**Collected material:**
▼▼▼

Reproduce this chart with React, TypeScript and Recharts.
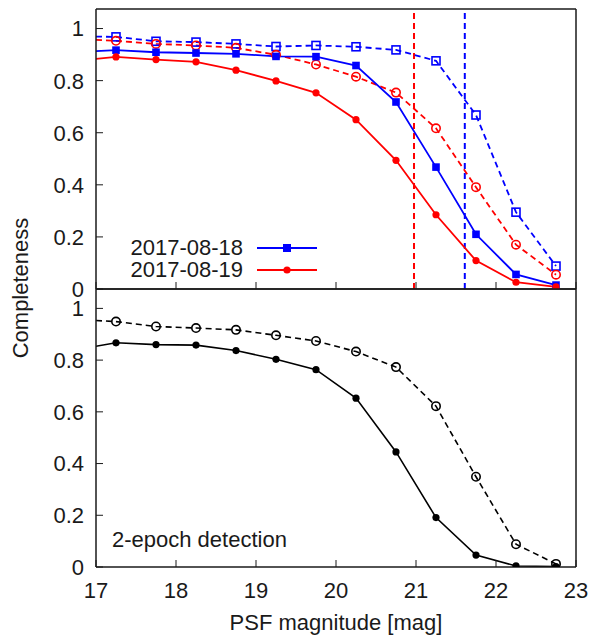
import React from "react";
import { LineChart, Line, XAxis, YAxis, ReferenceLine, Legend } from "recharts";

const FONT = '"Liberation Sans", Arial, Helvetica, sans-serif';
const FS = 22;

// magnitude bins (first one sits just left of the frame and gets clipped)
const mags = [16.75, 17.25, 17.75, 18.25, 18.75, 19.25, 19.75, 20.25, 20.75, 21.25, 21.75, 22.25, 22.75];

const aug18 = [0.91, 0.917, 0.909, 0.906, 0.903, 0.893, 0.892, 0.858, 0.718, 0.468, 0.21, 0.056, 0.015];
const aug18Dash = [0.97, 0.968, 0.951, 0.948, 0.941, 0.931, 0.935, 0.93, 0.918, 0.876, 0.668, 0.295, 0.088];
const aug19 = [0.876, 0.891, 0.881, 0.872, 0.84, 0.799, 0.753, 0.65, 0.494, 0.285, 0.109, 0.026, 0.008];
const aug19Dash = [0.96, 0.953, 0.941, 0.935, 0.926, 0.899, 0.862, 0.815, 0.754, 0.617, 0.391, 0.17, 0.055];
const twoEpoch = [0.84, 0.867, 0.86, 0.858, 0.837, 0.803, 0.763, 0.653, 0.445, 0.191, 0.046, 0.004, 0.002];
const twoEpochDash = [0.957, 0.949, 0.93, 0.924, 0.917, 0.896, 0.874, 0.833, 0.773, 0.622, 0.349, 0.088, 0.012];

const limit18 = 21.61;
const limit19 = 20.975;

const xTicks = [17, 18, 19, 20, 21, 22, 23];
const yTicks = [0, 0.2, 0.4, 0.6, 0.8, 1];

const topData = mags.map((m, i) => ({ m, a18: aug18[i], a18d: aug18Dash[i], a19: aug19[i], a19d: aug19Dash[i] }));
const botData = mags.map((m, i) => ({ m, e2: twoEpoch[i], e2d: twoEpochDash[i] }));

const BLUE = "#0000ff";
const RED = "#ff0000";
const INK = "#1a1a1a";

function LeftTick(props: any) {
  const { x, y, payload } = props;
  return (
    <g>
      <line x1={x} x2={x + 7} y1={y} y2={y} stroke={INK} strokeWidth={1} />
      <text x={x - 12} y={y} dy="0.36em" textAnchor="end" fontSize={FS} fill={INK} fontFamily={FONT}>
        {payload.value}
      </text>
    </g>
  );
}
function RightTick(props: any) {
  const { x, y } = props;
  return <line x1={x} x2={x - 7} y1={y} y2={y} stroke={INK} strokeWidth={1} />;
}
function TopTick(props: any) {
  const { x, y } = props;
  return <line x1={x} x2={x} y1={y} y2={y + 7} stroke={INK} strokeWidth={1} />;
}
function BottomTick(props: any) {
  const { x, y, payload, labels } = props;
  return (
    <g>
      <line x1={x} x2={x} y1={y} y2={y - 7} stroke={INK} strokeWidth={1} />
      {labels && (
        <text x={x} y={y + 15} dy="0.71em" textAnchor="middle" fontSize={FS} fill={INK} fontFamily={FONT}>
          {payload.value}
        </text>
      )}
    </g>
  );
}

const sq = (color: string, open: boolean) => (p: any) =>
  p.cx == null ? <g key={p.key} /> : (
    <rect key={p.key} x={p.cx - (open ? 4 : 3.8)} y={p.cy - (open ? 4 : 3.8)} width={open ? 8 : 7.6} height={open ? 8 : 7.6}
      fill={open ? "none" : color} stroke={color} strokeWidth={open ? 1.6 : 0} />
  );
const circ = (color: string, open: boolean) => (p: any) =>
  p.cx == null ? <g key={p.key} /> : (
    <circle key={p.key} cx={p.cx} cy={p.cy} r={open ? 4.2 : 3.6}
      fill={open ? "none" : color} stroke={color} strokeWidth={open ? 1.6 : 0} />
  );

function LegendBox() {
  const rows = [
    { name: "2017-08-18", color: BLUE, marker: <rect x={26} y={2} width={8} height={8} fill={BLUE} /> },
    { name: "2017-08-19", color: RED, marker: <circle cx={30} cy={6} r={3.6} fill={RED} /> },
  ];
  return (
    <div style={{ fontFamily: FONT, fontSize: FS, color: INK }}>
      {rows.map((r) => (
        <div key={r.name} style={{ display: "flex", alignItems: "center", height: 22 }}>
          <span style={{ width: 135, textAlign: "right", lineHeight: "18px" }}>{r.name}</span>
          <svg width={60} height={12} style={{ marginLeft: 14 }}>
            <line x1={0} x2={60} y1={6} y2={6} stroke={r.color} strokeWidth={2} />
            {r.marker}
          </svg>
        </div>
      ))}
    </div>
  );
}

export default function App() {
  const axisLine = { stroke: INK, strokeWidth: 1.5 };
  const commonAxes = (labels: boolean) => [
    <XAxis key="xb" xAxisId={0} dataKey="m" type="number" domain={[17, 23]} allowDataOverflow ticks={xTicks} interval={0}
      height={1} tickSize={0} tickMargin={0} tickLine={false} axisLine={axisLine}
      tick={(p: any) => <BottomTick {...p} labels={labels} />} />,
    <XAxis key="xt" xAxisId="t" orientation="top" type="number" domain={[17, 23]} ticks={xTicks} interval={0}
      height={1} tickSize={0} tickMargin={0} tickLine={false} axisLine={axisLine} tick={(p: any) => <TopTick {...p} />} />,
    <YAxis key="yl" yAxisId={0} type="number" domain={[0, 1.075]} allowDataOverflow ticks={yTicks} interval={0}
      width={60} tickSize={0} tickMargin={0} tickLine={false} axisLine={axisLine} tick={(p: any) => <LeftTick {...p} />} />,
    <YAxis key="yr" yAxisId="r" orientation="right" type="number" domain={[0, 1.075]} ticks={yTicks} interval={0}
      width={1} tickSize={0} tickMargin={0} tickLine={false} axisLine={axisLine} tick={(p: any) => <RightTick {...p} />} />,
  ];

  return (
    <div style={{ position: "absolute", left: 0, top: 0, width: 589, height: 640, background: "#fff", fontFamily: FONT }}>
      <div style={{ position: "absolute", left: 0, top: 0 }}>
        <LineChart width={589} height={310} data={topData} margin={{ top: 8, right: 12, bottom: 20, left: 36 }}>
          {commonAxes(false)}
          <ReferenceLine x={limit19} stroke={RED} strokeWidth={2} strokeDasharray="6 4" />
          <ReferenceLine x={limit18} stroke={BLUE} strokeWidth={2} strokeDasharray="6 4" />
          <Line dataKey="a18d" stroke={BLUE} strokeWidth={1.8} strokeDasharray="6 4" dot={sq(BLUE, true)} isAnimationActive={false} />
          <Line dataKey="a19d" stroke={RED} strokeWidth={1.8} strokeDasharray="6 4" dot={circ(RED, true)} isAnimationActive={false} />
          <Line dataKey="a18" stroke={BLUE} strokeWidth={1.8} dot={sq(BLUE, false)} isAnimationActive={false} />
          <Line dataKey="a19" stroke={RED} strokeWidth={1.8} dot={circ(RED, false)} isAnimationActive={false} />
          <Legend layout="vertical" align="center" verticalAlign="middle" content={() => <LegendBox />}
            wrapperStyle={{ position: "absolute", left: 108, top: 237, width: 220 }} />
        </LineChart>
      </div>
      <div style={{ position: "absolute", left: 0, top: 280 }}>
        <LineChart width={589} height={360} data={botData} margin={{ top: 8, right: 12, bottom: 72, left: 36 }}>
          {commonAxes(true)}
          <Line dataKey="e2d" stroke="#000" strokeWidth={1.6} strokeDasharray="6 4" dot={circ("#000", true)} isAnimationActive={false} />
          <Line dataKey="e2" stroke="#000" strokeWidth={1.6} dot={circ("#000", false)} isAnimationActive={false} />
        </LineChart>
      </div>
      <svg width={589} height={640} style={{ position: "absolute", left: 0, top: 0, pointerEvents: "none" }}>
        <text x={0} y={0} transform="translate(28 288) rotate(-90)" textAnchor="middle" fontSize={FS} fill={INK} fontFamily={FONT}>
          Completeness
        </text>
        <text x={112} y={547} fontSize={FS} fill={INK} fontFamily={FONT}>2-epoch detection</text>
        <text x={336} y={630} textAnchor="middle" fontSize={FS} fill={INK} fontFamily={FONT}>PSF magnitude [mag]</text>
      </svg>
    </div>
  );
}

▲▲▲

**Job:** Leave out the pictures, then repeat the listing above exactly from its first line to the line with "21.75, 22.25, 22.75];", inclusive.

**Result:**
Reproduce this chart with React, TypeScript and Recharts.
import React from "react";
import { LineChart, Line, XAxis, YAxis, ReferenceLine, Legend } from "recharts";

const FONT = '"Liberation Sans", Arial, Helvetica, sans-serif';
const FS = 22;

// magnitude bins (first one sits just left of the frame and gets clipped)
const mags = [16.75, 17.25, 17.75, 18.25, 18.75, 19.25, 19.75, 20.25, 20.75, 21.25, 21.75, 22.25, 22.75];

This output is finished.